Islam forbids killing except in certain circumstances such as in self defense, or in response to another killing. Even then Islam counsels forgiveness, or compensation for the victim's family. What else is wrong with "suicide" bombing? Legally, less than what one might believe. While it may or may not be good strategy, it appears to be permissable under international law. Most Israelis over the age of 18, aren't exactly civilians. All eligible men and women are drafted into the Israel Defense Force at age 18. Men serve for three years, women for 21 months. Upon completion of compulsory service each soldier is assigned to a reserve unit. We Hold These Truths, a Christian organization, reports:

– All Israeli busses are owned and operated by the state, and each one serves as a military transport vehicle. Civilian passengers often find themselves riding next to an on-duty, rifle-carrying soldier being ferried to a duty station.

– Israeli pizzerias and McDonalds fast-food restaurants are teeming with off-duty and on-duty Israeli military men and women, many of both sexes carrying rifles.

Palestine is occupied land, and under international law, the Palestinians have the legal right to resist this occupation by any and all means.
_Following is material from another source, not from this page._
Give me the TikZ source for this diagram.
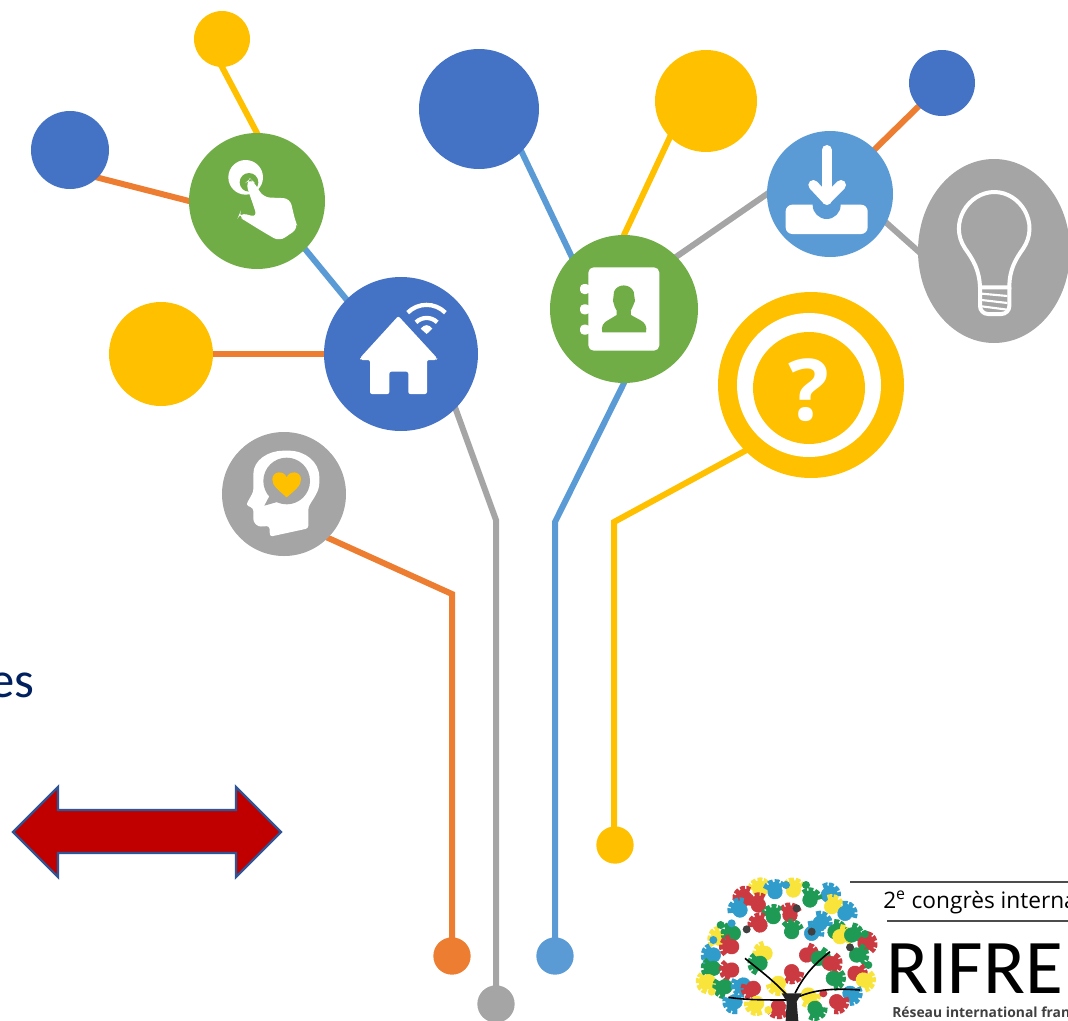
\documentclass[tikz,border=0pt]{standalone}
\usepackage{fontspec}
\setmainfont{Carlito}
\newfontfamily\logofont{Open Sans}
\usetikzlibrary{shapes.geometric,backgrounds}
\definecolor{mygreen}{HTML}{70AD47}
\definecolor{myblue}{HTML}{4472C4}
\definecolor{mysky}{HTML}{5B9BD5}
\definecolor{myyellow}{HTML}{FFC000}
\definecolor{mygray}{HTML}{A5A5A5}
\definecolor{myorange}{HTML}{ED7D31}
\definecolor{myred}{HTML}{C00000}
\definecolor{arrowedge}{HTML}{2F5597}
\definecolor{navytext}{HTML}{002060}
\definecolor{leafr}{HTML}{CB3A40}
\definecolor{leafb}{HTML}{2F9CCB}
\definecolor{leafg}{HTML}{1F9A55}
\definecolor{leafy}{HTML}{F8E43A}

\begin{document}
\begin{tikzpicture}[x=.75pt,y=-.75pt,
  disc/.style={circle,fill=#1,inner sep=0pt,outer sep=0pt},
  wire/.style={line width=4.5pt,draw=#1,shorten >=-2pt,shorten <=-2pt},
  zoomed/.style={x=.25pt,y=-.25pt},
  icon/.style={fill=white,draw=none},
  lampline/.style={draw=white,line width=3pt},
  leaf/.pic={
    \fill[pic actions] (0,0) circle (22);
    \draw[pic actions,line width=4.5pt,dash pattern=on 3.4pt off 1.1pt] (-65:29) arc (-65:65:29);
  }]

  \useasboundingbox (0,0) rectangle (1068,1021);
  \clip (0,0) rectangle (1068,1021);

  \node[disc=myyellow, minimum size=42pt] (topyellow) at (222,39) {};
  \node[disc=myblue, minimum size=58.5pt] (leftblue) at (70,150) {};
  \node[disc=mygreen, minimum size=102pt] (touch) at (257,201) {};
  \node[disc=myblue, minimum size=115.5pt] (home) at (401,354) {};
  \node[disc=myyellow, minimum size=78pt] (leftyellow) at (161,354) {};
  \node[disc=mygray, minimum size=93pt] (head) at (284,494) {};
  \node[disc=myblue, minimum size=90pt] (bigblue) at (479,109) {};
  \node[disc=myyellow, minimum size=76.5pt] (midyellow) at (706,101) {};
  \node[disc=mygreen, minimum size=111pt] (contact) at (624,309) {};
  \node[disc=mysky, minimum size=94.5pt] (download) at (830,194) {};
  \node[disc=myblue, minimum size=49.5pt] (smallblue) at (942,83) {};
  \node[ellipse,fill=mygray,inner sep=0pt,outer sep=0pt,minimum width=114pt,minimum height=138pt] (lamp) at (994,251) {};
  \node[disc=myyellow, minimum size=139.5pt] (ring) at (811,385) {};
  \node[disc=white, minimum size=108pt] (ringgap) at (809,385) {};
  \node[disc=myyellow, minimum size=84pt] (questionback) at (809,388) {};
  \node[inner sep=0pt, font=\fontsize{64}{64}\selectfont\logofont\bfseries, text=white] (question) at (809,390) {?};
  \node[disc=myorange, minimum size=28pt] (orangeend) at (452,956) {};
  \node[disc=mygray, minimum size=28pt] (grayend) at (496,1004) {};
  \node[disc=mysky, minimum size=28pt] (skyend) at (555,956) {};
  \node[disc=myyellow, minimum size=28pt] (yellowend) at (615,845) {};

  \coordinate (orangebend) at (452,594);
  \coordinate (graybend) at (496,520);
  \coordinate (skybend) at (555,522);
  \coordinate (yellowbend) at (614,522);

  \begin{scope}[on background layer]
    \draw[wire=myyellow] (topyellow.south) -- (touch.north);
    \draw[wire=myorange] (leftblue.-45) -- (touch.west);
    \draw[wire=mysky] (touch.-45) -- (home.135);
    \draw[wire=myorange] (leftyellow.east) -- (home.west);
    \draw[wire=mysky] (bigblue.-45) -- (contact.135);
    \draw[wire=myyellow] (midyellow.225) -- (contact.north);
    \draw[wire=mygray] (contact.45) -- (download.west);
    \draw[wire=myorange] (download.45) -- (smallblue.225);
    \draw[wire=mygray] (download.-27) -- (lamp.west);
    \draw[wire=myorange] (head.-45) -- (orangebend) -- (orangeend.north);
    \draw[wire=mygray] (home.-45) -- (graybend) -- (grayend.north);
    \draw[wire=mysky] (contact.south) -- (skybend) -- (skyend.north);
    \draw[wire=myyellow] (ring.225) -- (yellowbend) -- (yellowbend |- yellowend.north);
  \end{scope}

  % touch and home
  \begin{scope}[shift={(180,120)},zoomed]
    \fill[white] (197,172) circle (52);
    \fill[mygreen] (207,187) circle (28);
    \fill[icon,rounded corners=5pt] (197,188) -- (210,176) -- (222,186) -- (250,232) -- (330,235)
      -- (345,300) -- (355,325) -- (298,364) -- (240,330) -- (200,305) -- (175,290) -- (180,278)
      -- (232,292) -- cycle;
    \fill[icon,rounded corners=1.5pt] (655,588) -- (772,715) -- (770,720) -- (741,720) -- (741,822) -- (685,822)
      -- (685,755) -- (628,755) -- (628,822) -- (570,822) -- (570,720) -- (541,720) -- (540,714) -- cycle;
    \draw[white,line width=3.2pt] (683,578) arc (-135:-45:80);
    \draw[white,line width=3.2pt] (708,607) arc (-135:-45:45);
    \fill[white] (722,626) .. controls (733,612) and (747,612) .. (757,626) -- (740,642) -- cycle;
  \end{scope}

  % contact, download and lamp
  \begin{scope}[shift={(540,120)},zoomed]
    \fill[white,rounded corners=4pt] (145,442) rectangle (358,692);
    \foreach \tabtop in {492,553,614}
      \fill[white,rounded corners=3pt] (120,\tabtop) rectangle (150,\tabtop+30);
    \fill[mygreen] (187,637) .. controls (182,620) and (190,607) .. (205,600) -- (230,585)
      .. controls (232,575) and (230,568) .. (224,560) -- (219,543) -- (222,515)
      .. controls (232,490) and (270,490) .. (281,515) -- (285,543) -- (278,560)
      .. controls (272,568) and (270,575) .. (273,585) -- (300,600)
      .. controls (315,607) and (322,620) .. (318,637) -- cycle;
    \fill[white,rounded corners=5pt] (737,254) rectangle (983,342);
    \fill[mysky] (860,255) circle (42);
    \draw[white,line width=7.5pt,line cap=round] (860,90) -- (860,240);
    \draw[white,line width=7.5pt,line cap=round,line join=round] (820,195) -- (860,238) -- (903,195);
    \draw[lampline] (1320,502) .. controls (1318,450) and (1300,420) .. (1275,385)
      .. controls (1225,310) and (1285,216) .. (1363,216)
      .. controls (1441,216) and (1500,310) .. (1450,385)
      .. controls (1425,420) and (1408,450) .. (1408,502) -- cycle;
    \draw[lampline,rounded corners=6pt] (1320,502) -- (1320,582) -- (1408,582) -- (1408,502);
    \draw[white,line width=1.6pt] (1325,521) -- (1402,528);
    \draw[white,line width=1.6pt] (1325,540) -- (1402,549);
    \draw[white,line width=1.6pt] (1325,559) -- (1402,569);
  \end{scope}

  % thinking head
  \begin{scope}[shift={(210,420)},zoomed]
    \fill[white,rounded corners=2pt] (130,170) .. controls (130,120) and (175,92) .. (228,92)
      .. controls (285,92) and (328,125) .. (328,180) .. controls (328,215) and (310,235) .. (295,262)
      -- (295,325) -- (180,350) -- (178,318) -- (145,320) -- (130,305) -- (130,265) -- (108,255) -- (130,215) -- cycle;
    \fill[mygray] (230,183) circle (70);
    \fill[mygray] (180,225) -- (163,257) -- (205,245) -- cycle;
    \fill[myyellow] (230,232) .. controls (205,210) and (187,198) .. (187,178)
      .. controls (187,153) and (222,150) .. (230,172)
      .. controls (238,150) and (273,153) .. (273,178)
      .. controls (273,198) and (255,210) .. (230,232) -- cycle;
  \end{scope}

  \node[anchor=base east,inner sep=0pt,text=navytext,font=\fontsize{38}{40}\selectfont] (word) at (35,697) {es};

  \path[fill=myred,draw=arrowedge,line width=1.8pt] (13,832) -- (58,787) -- (58,810) -- (236,810) -- (236,787)
    -- (281,832) -- (236,877) -- (236,853) -- (58,853) -- (58,877) -- cycle;

  % logo, tree made of hands
  \begin{scope}[shift={(680,860)},zoomed]
    \foreach \px/\py/\tone in {
      240/90/leafy,340/90/leafy,195/115/leafr,285/95/leafb,445/105/leafb,235/135/leafr,455/140/leafy,180/150/leafb,
      390/120/leafg,495/160/leafb,120/235/leafy,330/165/leafr,280/170/leafg,160/220/leafg,100/285/leafb,240/195/leafr,
      420/190/leafb,335/215/leafg,395/220/leafb,465/215/leafg,480/230/leafy,515/225/leafg,555/250/leafr,155/260/leafr,
      255/280/leafy,530/285/leafg,100/325/leafg,85/365/leafy,155/330/leafr,240/310/leafg,380/285/leafr,415/295/leafg,
      335/335/leafr,450/310/leafr,525/340/leafr,550/360/leafy,135/380/leafg,190/375/leafb,220/385/leafr,295/370/leafy,
      460/355/leafg,510/400/leafb,165/425/leafb,230/430/leafy,295/440/leafr,385/405/leafy,405/445/leafg,470/425/leafr}
    {
      \pgfmathsetmacro\turn{atan2(300-\py,\px-320)}
      \pic[fill=\tone,draw=\tone,rotate=\turn] at (\px,\py) {leaf};
    }
    \foreach \px/\py/\tone in {378/75/leafg,122/195/leafg,565/315/leafg,555/222/leafg,318/75/leafb,155/190/leafb,
      100/240/leafb,95/395/leafy,265/450/leafy,200/208/black!75,395/215/black!75,350/145/black!75,510/262/black!75,430/400/leafr}
      \fill[\tone] (\px,\py) circle (12);
    \draw[black,line width=1.2pt] (335,420) .. controls (250,420) and (200,420) .. (145,412);
    \draw[black,line width=1.2pt] (335,420) .. controls (280,360) and (250,340) .. (195,295);
    \draw[black,line width=1.2pt] (335,420) .. controls (400,385) and (470,385) .. (540,390);
    \draw[black,line width=1.2pt] (345,400) .. controls (380,330) and (420,300) .. (450,275);
    \fill[black!85] (317,483) -- (320,425) -- (305,400) -- (365,400) -- (350,425) -- (355,483) -- cycle;
  \end{scope}

  \coordinate (ruleonestart) at (850,882);
  \coordinate (ruleoneend) at (1068,882);
  \coordinate (ruletwostart) at (887,921);
  \coordinate (ruletwoend) at (1068,921);
  \draw[black!70,line width=1.2pt] (ruleonestart) -- (ruleoneend);
  \draw[black!70,line width=1.2pt] (ruletwostart) -- (ruletwoend);
  \node[anchor=base west,inner sep=0pt,font=\fontsize{17}{20}\selectfont\logofont] (congress) at (883,908) {2\textsuperscript{e} congrès interna};
  \node[anchor=base west,inner sep=0pt,font=\fontsize{58}{60}\selectfont] (rifre) at (886,993) {RIFRE};
  \node[anchor=base west,inner sep=0pt,text=black!75,font=\fontsize{10.4}{12}\selectfont\logofont\bfseries] (network) at (892,1017) {Réseau international fran};
\end{tikzpicture}
\end{document}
This may make busses, restaurants, discos–where Israeli military congregate, lawful targets. But there's no excuse for killing children. And there's no excuse for either Israelis or Palestinians knowingly putting children in harm's way. And what fuels the intifada, and the Palestinian "suicide" bombings, is Israeli destruction of Palestinian homes and orchards, Israeli settlements–a violation of international law, and President Sharon's desire to scuttle the peace process, and drive Arabs out of Palestine, permanently.

Suicide–the deliberate termination of one's life–for a greater cause is not an Arab monopoly. The Japanese used kamikaze or "suicide" attacks in World War II; a woman belonging to the Tamil Tigers blew up herself, several others, and India's prime minister Rajiv Gandhi; and those who protect the U.S. president are taught to sacrifice their lives if necessary. And what Western media call "suicide" bombings are generally viewed as martyrdom by Arabs. Islamic scholars say Islam forbids suicide, but accepts martyrdom–suicide being a selfish act contrary to God's will, martyrdom being an act of courage, sacrifice, and faith.

In the end, whether it's "suicide" bombers, or tanks, gunships, bunker-busting bombs, F-16s, and cruise missiles, the end result is the same: people die. And Palestinians are the overwhelming victims. So why does the media focus on "suicide" bombing?

Because it sets up Palestinian Arabs, Christian and Muslim, as the "other," therefore, a more legitimate target in the eyes of the American public, and it helps legitimize Israel's criminal conduct against the Palestinians, which, according to Francis A. Boyle, professor of international law, "has been financed, armed, equipped, supplied, and politically supported by the United States."